Goal of the exercise
Starting from the top of the material, restate each line exactly until the line that contains "const yTickLabels = ['-40', '-20', '0', '20', '40'];", which is also copied. Pictures are excluded.

Data extract
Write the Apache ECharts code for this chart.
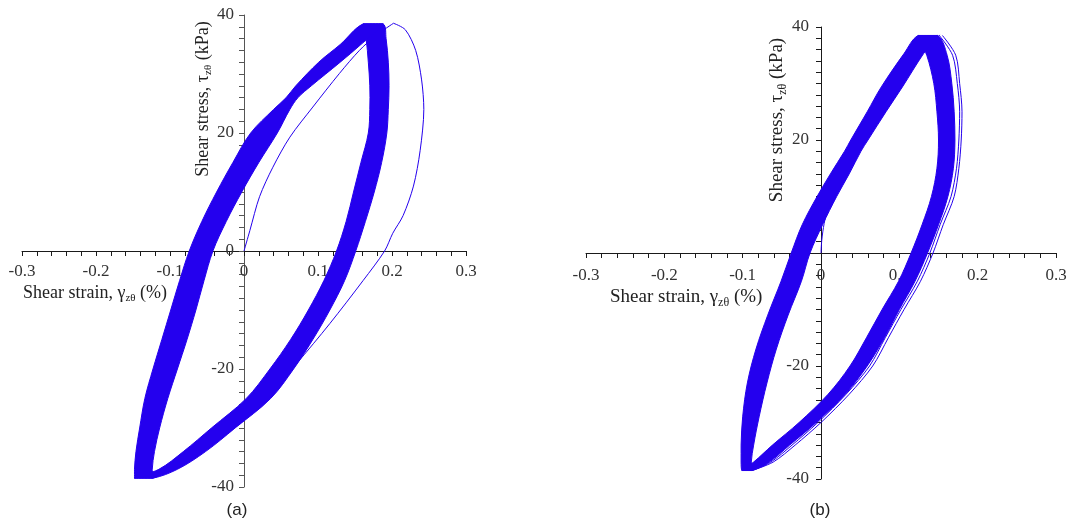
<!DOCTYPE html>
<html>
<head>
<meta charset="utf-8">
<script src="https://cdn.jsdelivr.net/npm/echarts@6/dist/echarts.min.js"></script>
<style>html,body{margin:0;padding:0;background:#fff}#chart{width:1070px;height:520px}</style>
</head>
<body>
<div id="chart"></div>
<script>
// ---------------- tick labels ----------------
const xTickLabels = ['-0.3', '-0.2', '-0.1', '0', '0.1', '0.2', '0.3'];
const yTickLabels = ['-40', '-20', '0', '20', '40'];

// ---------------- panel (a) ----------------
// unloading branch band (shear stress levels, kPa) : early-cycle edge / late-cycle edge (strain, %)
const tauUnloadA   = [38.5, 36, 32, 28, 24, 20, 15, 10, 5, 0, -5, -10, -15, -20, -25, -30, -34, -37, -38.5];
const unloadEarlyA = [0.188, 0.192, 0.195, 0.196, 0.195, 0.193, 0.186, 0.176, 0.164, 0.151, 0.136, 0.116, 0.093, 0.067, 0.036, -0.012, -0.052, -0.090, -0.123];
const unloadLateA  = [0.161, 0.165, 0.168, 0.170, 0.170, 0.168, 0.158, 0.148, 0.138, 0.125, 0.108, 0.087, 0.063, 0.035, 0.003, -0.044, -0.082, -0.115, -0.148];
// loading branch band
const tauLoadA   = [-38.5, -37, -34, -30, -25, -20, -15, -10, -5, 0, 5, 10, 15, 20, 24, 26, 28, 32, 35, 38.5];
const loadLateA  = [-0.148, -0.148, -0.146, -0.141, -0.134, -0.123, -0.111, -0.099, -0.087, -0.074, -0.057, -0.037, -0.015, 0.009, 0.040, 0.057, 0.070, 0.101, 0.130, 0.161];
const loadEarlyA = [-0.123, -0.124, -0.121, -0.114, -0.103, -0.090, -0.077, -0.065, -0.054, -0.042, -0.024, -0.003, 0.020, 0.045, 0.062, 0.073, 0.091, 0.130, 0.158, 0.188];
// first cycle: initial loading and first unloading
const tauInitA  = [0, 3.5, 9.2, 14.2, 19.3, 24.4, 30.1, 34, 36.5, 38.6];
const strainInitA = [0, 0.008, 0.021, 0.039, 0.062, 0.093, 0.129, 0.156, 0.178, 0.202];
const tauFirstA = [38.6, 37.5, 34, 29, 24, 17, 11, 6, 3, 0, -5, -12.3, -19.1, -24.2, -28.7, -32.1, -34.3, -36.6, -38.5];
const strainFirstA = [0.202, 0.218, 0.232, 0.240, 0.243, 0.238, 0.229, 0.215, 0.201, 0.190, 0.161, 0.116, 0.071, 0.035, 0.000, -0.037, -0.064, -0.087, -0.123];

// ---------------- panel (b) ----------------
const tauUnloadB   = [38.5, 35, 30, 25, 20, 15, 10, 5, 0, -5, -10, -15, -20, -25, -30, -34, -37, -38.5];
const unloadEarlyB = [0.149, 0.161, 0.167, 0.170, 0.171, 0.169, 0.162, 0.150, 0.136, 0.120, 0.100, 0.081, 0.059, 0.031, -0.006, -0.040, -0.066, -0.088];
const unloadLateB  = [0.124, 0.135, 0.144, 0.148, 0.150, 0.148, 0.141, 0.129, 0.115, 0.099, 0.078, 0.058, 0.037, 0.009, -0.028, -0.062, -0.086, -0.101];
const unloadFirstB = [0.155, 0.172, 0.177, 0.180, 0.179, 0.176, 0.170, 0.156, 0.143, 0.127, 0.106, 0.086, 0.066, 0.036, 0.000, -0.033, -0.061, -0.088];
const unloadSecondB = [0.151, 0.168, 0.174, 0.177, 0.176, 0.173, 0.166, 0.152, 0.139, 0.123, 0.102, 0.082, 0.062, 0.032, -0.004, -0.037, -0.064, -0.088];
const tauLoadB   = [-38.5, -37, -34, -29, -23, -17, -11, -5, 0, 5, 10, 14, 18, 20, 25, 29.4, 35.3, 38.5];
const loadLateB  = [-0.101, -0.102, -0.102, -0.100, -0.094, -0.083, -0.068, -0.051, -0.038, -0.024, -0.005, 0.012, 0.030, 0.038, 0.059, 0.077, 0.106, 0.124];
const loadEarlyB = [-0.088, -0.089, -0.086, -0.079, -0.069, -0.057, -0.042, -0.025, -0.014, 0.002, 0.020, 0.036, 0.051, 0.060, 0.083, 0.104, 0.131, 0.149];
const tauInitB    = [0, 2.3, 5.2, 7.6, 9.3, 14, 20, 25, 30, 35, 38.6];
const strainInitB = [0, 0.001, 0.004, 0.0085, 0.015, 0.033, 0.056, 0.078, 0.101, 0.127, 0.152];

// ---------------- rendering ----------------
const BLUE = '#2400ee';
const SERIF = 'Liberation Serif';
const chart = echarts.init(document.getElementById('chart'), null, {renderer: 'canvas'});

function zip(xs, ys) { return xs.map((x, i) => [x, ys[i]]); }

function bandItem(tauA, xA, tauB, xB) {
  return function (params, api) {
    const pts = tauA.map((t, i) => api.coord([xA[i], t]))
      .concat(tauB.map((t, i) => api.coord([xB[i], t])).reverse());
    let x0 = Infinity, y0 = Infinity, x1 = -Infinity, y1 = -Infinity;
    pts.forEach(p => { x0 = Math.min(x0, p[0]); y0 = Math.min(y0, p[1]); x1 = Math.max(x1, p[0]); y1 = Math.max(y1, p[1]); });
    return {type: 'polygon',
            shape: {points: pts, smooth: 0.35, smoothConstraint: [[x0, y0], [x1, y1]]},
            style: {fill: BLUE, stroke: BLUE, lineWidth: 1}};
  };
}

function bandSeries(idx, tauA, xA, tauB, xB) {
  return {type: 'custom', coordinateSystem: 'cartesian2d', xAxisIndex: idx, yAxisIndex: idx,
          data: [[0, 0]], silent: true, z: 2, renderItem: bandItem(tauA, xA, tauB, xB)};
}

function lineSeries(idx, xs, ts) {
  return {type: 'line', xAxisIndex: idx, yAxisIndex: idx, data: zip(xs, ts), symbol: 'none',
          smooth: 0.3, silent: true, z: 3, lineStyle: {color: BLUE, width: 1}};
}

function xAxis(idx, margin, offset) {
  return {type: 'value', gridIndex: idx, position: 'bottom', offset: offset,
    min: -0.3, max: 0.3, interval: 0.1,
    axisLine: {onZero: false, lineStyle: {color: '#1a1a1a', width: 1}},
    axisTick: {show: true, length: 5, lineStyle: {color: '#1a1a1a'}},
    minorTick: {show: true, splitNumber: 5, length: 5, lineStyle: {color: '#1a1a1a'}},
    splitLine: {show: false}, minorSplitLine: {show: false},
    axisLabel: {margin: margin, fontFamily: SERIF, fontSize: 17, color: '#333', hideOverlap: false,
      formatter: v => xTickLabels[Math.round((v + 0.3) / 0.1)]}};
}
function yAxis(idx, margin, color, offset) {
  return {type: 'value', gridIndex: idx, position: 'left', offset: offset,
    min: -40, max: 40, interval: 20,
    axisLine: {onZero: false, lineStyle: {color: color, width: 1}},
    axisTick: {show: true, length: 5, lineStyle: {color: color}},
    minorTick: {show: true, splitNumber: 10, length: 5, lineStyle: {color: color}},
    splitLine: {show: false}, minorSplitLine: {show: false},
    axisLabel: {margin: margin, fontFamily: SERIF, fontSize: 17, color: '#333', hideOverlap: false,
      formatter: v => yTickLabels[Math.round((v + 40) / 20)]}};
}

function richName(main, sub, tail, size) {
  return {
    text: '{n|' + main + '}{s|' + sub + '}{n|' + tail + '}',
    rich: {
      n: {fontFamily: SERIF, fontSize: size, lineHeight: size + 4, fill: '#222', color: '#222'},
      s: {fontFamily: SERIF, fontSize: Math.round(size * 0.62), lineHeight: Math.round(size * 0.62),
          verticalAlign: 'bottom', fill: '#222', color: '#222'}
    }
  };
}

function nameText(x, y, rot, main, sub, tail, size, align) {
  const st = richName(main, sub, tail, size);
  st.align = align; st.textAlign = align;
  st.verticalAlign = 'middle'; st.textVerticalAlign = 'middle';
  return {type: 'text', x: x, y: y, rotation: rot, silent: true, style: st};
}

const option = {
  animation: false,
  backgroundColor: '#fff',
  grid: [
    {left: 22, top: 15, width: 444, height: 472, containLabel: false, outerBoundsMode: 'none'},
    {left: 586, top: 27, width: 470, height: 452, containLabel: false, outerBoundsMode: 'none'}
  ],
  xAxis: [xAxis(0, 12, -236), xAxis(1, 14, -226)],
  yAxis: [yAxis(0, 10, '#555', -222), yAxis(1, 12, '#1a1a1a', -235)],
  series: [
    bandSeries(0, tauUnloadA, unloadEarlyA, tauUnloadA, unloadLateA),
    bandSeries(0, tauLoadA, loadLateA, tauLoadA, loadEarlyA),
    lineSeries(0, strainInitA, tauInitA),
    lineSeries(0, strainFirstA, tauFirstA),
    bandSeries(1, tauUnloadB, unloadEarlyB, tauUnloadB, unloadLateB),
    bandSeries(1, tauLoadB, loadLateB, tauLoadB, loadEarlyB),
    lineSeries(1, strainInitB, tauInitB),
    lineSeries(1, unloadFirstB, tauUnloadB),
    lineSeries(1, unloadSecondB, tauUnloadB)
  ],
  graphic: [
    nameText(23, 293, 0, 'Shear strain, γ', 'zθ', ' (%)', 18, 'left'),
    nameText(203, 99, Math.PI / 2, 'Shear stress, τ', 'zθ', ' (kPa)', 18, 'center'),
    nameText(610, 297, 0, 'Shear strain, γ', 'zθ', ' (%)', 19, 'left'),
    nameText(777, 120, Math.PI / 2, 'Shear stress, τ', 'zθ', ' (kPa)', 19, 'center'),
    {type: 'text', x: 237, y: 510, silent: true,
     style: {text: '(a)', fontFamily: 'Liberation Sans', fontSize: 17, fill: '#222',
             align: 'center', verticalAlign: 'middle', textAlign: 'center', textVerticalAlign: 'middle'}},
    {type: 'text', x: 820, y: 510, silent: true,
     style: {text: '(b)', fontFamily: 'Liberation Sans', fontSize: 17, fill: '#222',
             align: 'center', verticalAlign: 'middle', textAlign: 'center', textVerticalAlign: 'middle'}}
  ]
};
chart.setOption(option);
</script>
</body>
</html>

Written solution
Write the Apache ECharts code for this chart.
<!DOCTYPE html>
<html>
<head>
<meta charset="utf-8">
<script src="https://cdn.jsdelivr.net/npm/echarts@6/dist/echarts.min.js"></script>
<style>html,body{margin:0;padding:0;background:#fff}#chart{width:1070px;height:520px}</style>
</head>
<body>
<div id="chart"></div>
<script>
// ---------------- tick labels ----------------
const xTickLabels = ['-0.3', '-0.2', '-0.1', '0', '0.1', '0.2', '0.3'];
const yTickLabels = ['-40', '-20', '0', '20', '40'];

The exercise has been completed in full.